The Sindh chief secretary’s office has requested authorities of the National Database Registration Authority (Nadra) to facilitate people in obtaining computerised national identity cards (CNICs) by extending the office timings beyond 5pm in all divisions and districts of the province.
The request has been made in view of the upcoming sixth national census, whose first phase is scheduled to begin in three districts of province in March.
The head of a family must possess the CNIC to get himself and his family members counted in the census. However, a large number of people in Sindh are still unregistered with Nadra.
A letter has now been sent to the Nadra director general for Karachi and Sukkur on behalf of Chief Secretary Rizwan Memon. The letter has emphasised that Nadra’s office timings should be extended beyond 5pm to enable citizens to obtain their CNICs and to ensure that the national census is a successful exercise.
The divisional commissioners, divisional census coordinators, deputy commissioners and district census coordinators have been advised to mobilise citizens to rush to the Nadra offices to get their CNICs. They have also been told to ensure foolproof security at all Nadra offices and forward daily reports.—PPI
News Desk adds: On February 13, Sindh’s ruling Pakistan Peoples Party had approached Nadra to protest against what it said “an undue delay” in launching a special campaign to issue computerised national identity cards to residents of three districts of the province.
The first phase of the population census will start in Karachi, Hyderabad and Ghotki on March 15.
The party’s provincial president, Nisar Ahmed Khuhro, contacted Nadra’s acting director-general in Sindh by phone to lodge a protest over the delay.
He urged the federal authorities to do away with the condition that citizens must have a CNIC to be counted during the census in case Nadra was unable to launch any special drive in the three districts.
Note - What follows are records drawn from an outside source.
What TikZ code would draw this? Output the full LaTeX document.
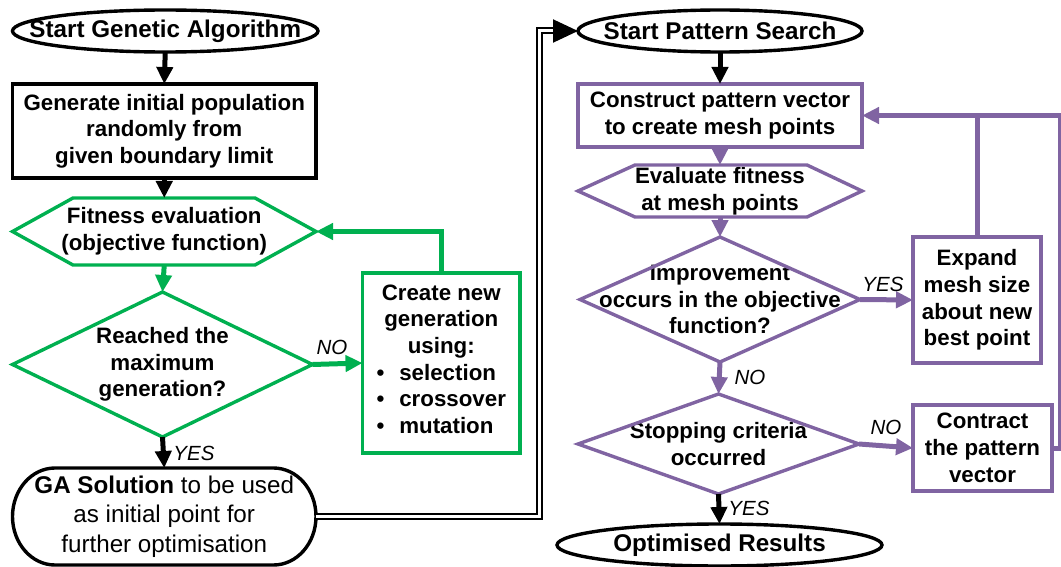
\documentclass[tikz,border=0pt]{standalone}
\usepackage{fontspec}
\setmainfont{Liberation Sans}
\usetikzlibrary{arrows.meta,calc}
\definecolor{gagreen}{HTML}{00B050}
\definecolor{pspurple}{HTML}{8064A2}
\begin{document}
\begin{tikzpicture}[x=1pt,y=-1pt,
  every node/.style={inner sep=0pt, outer sep=0pt, align=center},
  lt/.style={font=\bfseries\fontsize{22.3}{26.7}\selectfont},
  rt/.style={font=\bfseries\fontsize{22.3}{26.7}\selectfont},
  bigt/.style={font=\bfseries\fontsize{24.2}{26}\selectfont},
  bd/.style={line width=3.4pt},
  con/.style={line width=5pt, -{Triangle[width=16pt,length=17pt]}},
  plain/.style={line width=5pt},
  dbl/.style={draw=black, double=white, line width=2pt, double distance=3pt},
  lab/.style={font=\itshape\fontsize{20.5}{22}\selectfont},
]
\useasboundingbox (0,0) rectangle (1061,567);

% ---------------- GA side ----------------
\node[bigt, minimum width=305.5, minimum height=42] (startGA) at (165.25,31) {Start Genetic Algorithm};
\draw[bd] (startGA.center) ellipse [x radius=152.75, y radius=21];

\node[lt, draw, bd, minimum width=303.5, minimum height=94] (gen) at (164.25,131) {Generate initial population\\randomly from\\given boundary limit};

\node[lt, minimum width=303.5, minimum height=67] (fit) at (164.25,231.5) {Fitness evaluation\\(objective function)};
\draw[bd, gagreen] ($(fit.north west)+(60.5,0)$) -- ($(fit.north east)+(-61,0)$) -- (fit.east) -- ($(fit.south east)+(-61,0)$) -- ($(fit.south west)+(60.5,0)$) -- (fit.west) -- cycle;

\node[lt, minimum width=300, minimum height=145] (reach) at (162.5,364.5) {Reached the\\maximum\\generation?};
\draw[bd, gagreen] (reach.north) -- (reach.east) -- (reach.south) -- (reach.west) -- cycle;

\node[lt, draw=gagreen, bd, minimum width=157.5, minimum height=180] (create) at (441.25,363) {Create new\\generation\\using:\\ \begin{tabular}[t]{@{}l@{\hspace{15pt}}l@{}}\textbullet&selection\\\textbullet&crossover\\\textbullet&mutation\end{tabular}};

\node[font=\fontsize{24.2}{29.5}\selectfont, minimum width=303.5, minimum height=97] (gasol) at (164.25,516.5) {\textbf{GA Solution} to be used\\as initial point for\\further optimisation};
\draw[bd] (55,468) -- (273.5,468) arc[start angle=-90,end angle=90,x radius=42.5,y radius=48.5] -- (55,565) arc[start angle=90,end angle=270,x radius=42.5,y radius=48.5] -- cycle;

% ---------------- PS side ----------------
\node[bigt, minimum width=284, minimum height=42] (startPS) at (720,31) {Start Pattern Search};
\draw[bd] (startPS.center) ellipse [x radius=142, y radius=21];

\node[rt, draw=pspurple, bd, minimum width=284, minimum height=63] (construct) at (720,115.5) {Construct pattern vector\\to create mesh points};

\node[rt, minimum width=284, minimum height=52] (evaluate) at (720,191) {Evaluate fitness\\at mesh points};
\draw[bd, pspurple] ($(evaluate.north west)+(57,0)$) -- ($(evaluate.north east)+(-55,0)$) -- (evaluate.east) -- ($(evaluate.south east)+(-55,0)$) -- ($(evaluate.south west)+(57,0)$) -- (evaluate.west) -- cycle;

\node[rt, minimum width=280, minimum height=125] (improve) at (720,299.5) {Improvement\\occurs in the objective\\function?};
\draw[bd, pspurple] (improve.north) -- (improve.east) -- (improve.south) -- (improve.west) -- cycle;

\node[rt, draw=pspurple, bd, minimum width=128, minimum height=126] (expand) at (977,300) {Expand\\mesh size\\about new\\best point};

\node[rt, minimum width=281, minimum height=100] (stop) at (718.5,444) {Stopping criteria\\occurred};
\draw[bd, pspurple] (stop.north) -- (stop.east) -- (stop.south) -- (stop.west) -- cycle;

\node[rt, draw=pspurple, bd, minimum width=139, minimum height=86] (contract) at (982.5,448) {Contract\\the pattern\\vector};

\node[bigt, minimum width=325, minimum height=42] (opt) at (719.5,545) {Optimised Results};
\draw[bd] (opt.center) ellipse [x radius=162.5, y radius=21];

% ---------------- connectors ----------------
\draw[con] (startGA.south) -- (gen.north);
\draw[con] (gen.south) -- (fit.north);
\draw[con, gagreen] (fit.south) -- (reach.north);
\draw[con, gagreen] (reach.east) -- (create.west);
\draw[con, gagreen] (create.north) |- (fit.east);
\draw[con] (reach.south) -- (gasol.north);

\coordinate (dbend) at (539.5,31);
\coordinate (dend) at (553,31);
\draw[dbl] (gasol.east) -| (dbend) -- (dend);
\draw[line width=2pt, -{Triangle[width=23pt,length=25pt]}] (dend) -- (startPS.west);

\draw[con] (startPS.south) -- (construct.north);
\draw[con, pspurple] (construct.south) -- (evaluate.north);
\draw[con, pspurple] (evaluate.south) -- (improve.north);
\draw[con, pspurple] (improve.east) -- (expand.west);
\draw[con, pspurple] (improve.south) -- (stop.north);
\draw[con, pspurple] (stop.east) -- (contract.west);
\draw[con] (stop.south) -- (opt.north);

\coordinate (rtop) at (1060,115.5);
\draw[plain, pspurple] (expand.north) -- (expand.north |- rtop);
\draw[con, pspurple] (contract.east) -| (rtop) -- (construct.east);

% ---------------- labels ----------------
\node[lab] (lno1) at (332,347) {NO};
\node[lab] (lyes1) at (194,453) {YES};
\node[lab] (lyes2) at (883,284) {YES};
\node[lab] (lno2) at (750,377) {NO};
\node[lab] (lno3) at (886,427) {NO};
\node[lab] (lyes3) at (749,508) {YES};
\end{tikzpicture}
\end{document}
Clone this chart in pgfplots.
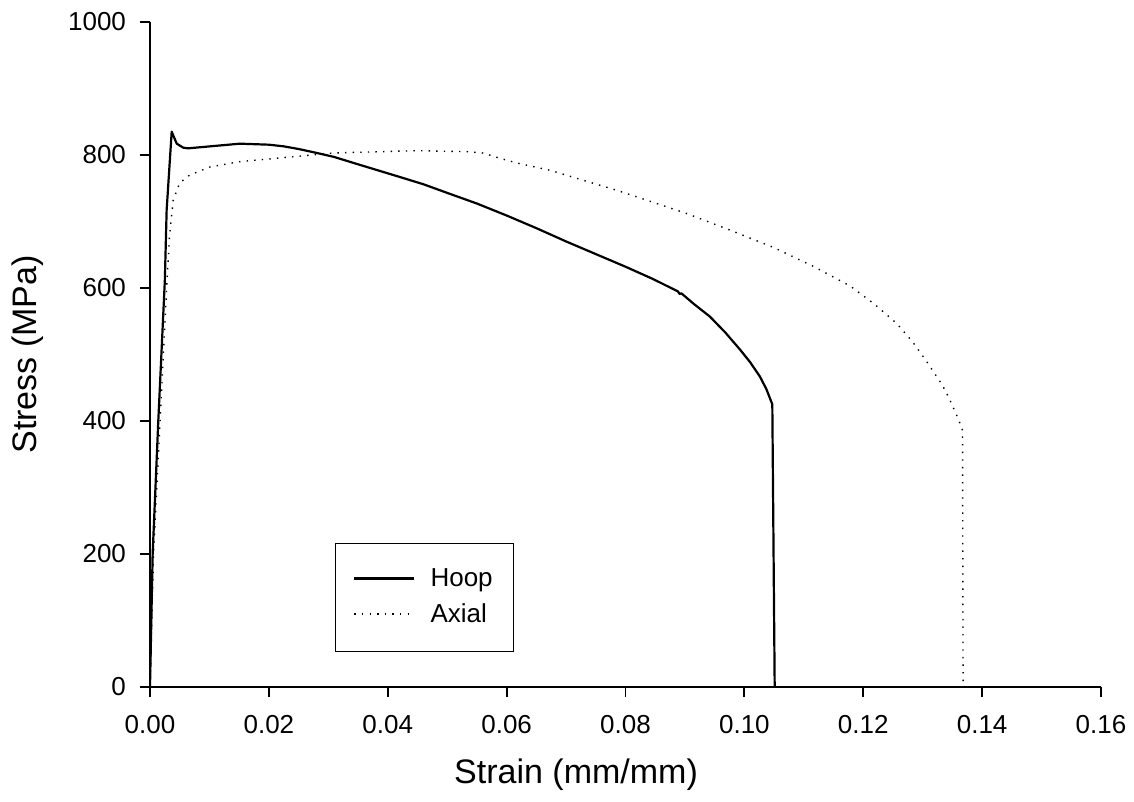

Khuhro called upon the regional Nadra officials to provide special vans at the nearest possible location so that residents could obtain CNICs without any hassle. Nadra’s acting director general informed the PPP leader that vans had been provided for the drive to issue national identity cards in the three districts, and the number of such vans would be increased in Karachi, the largest city of the country.
Obtaining a CNIC is an uphill task. About 30 percent of Sindh’s population is said to be without the national identity cards, and the provincial government fears that if citizens fail to get their CNICs before the start of the census, the results of the count may not correctly reflect the province’s numerical picture. Sindh’s population was estimated to be over 30 million in 1998.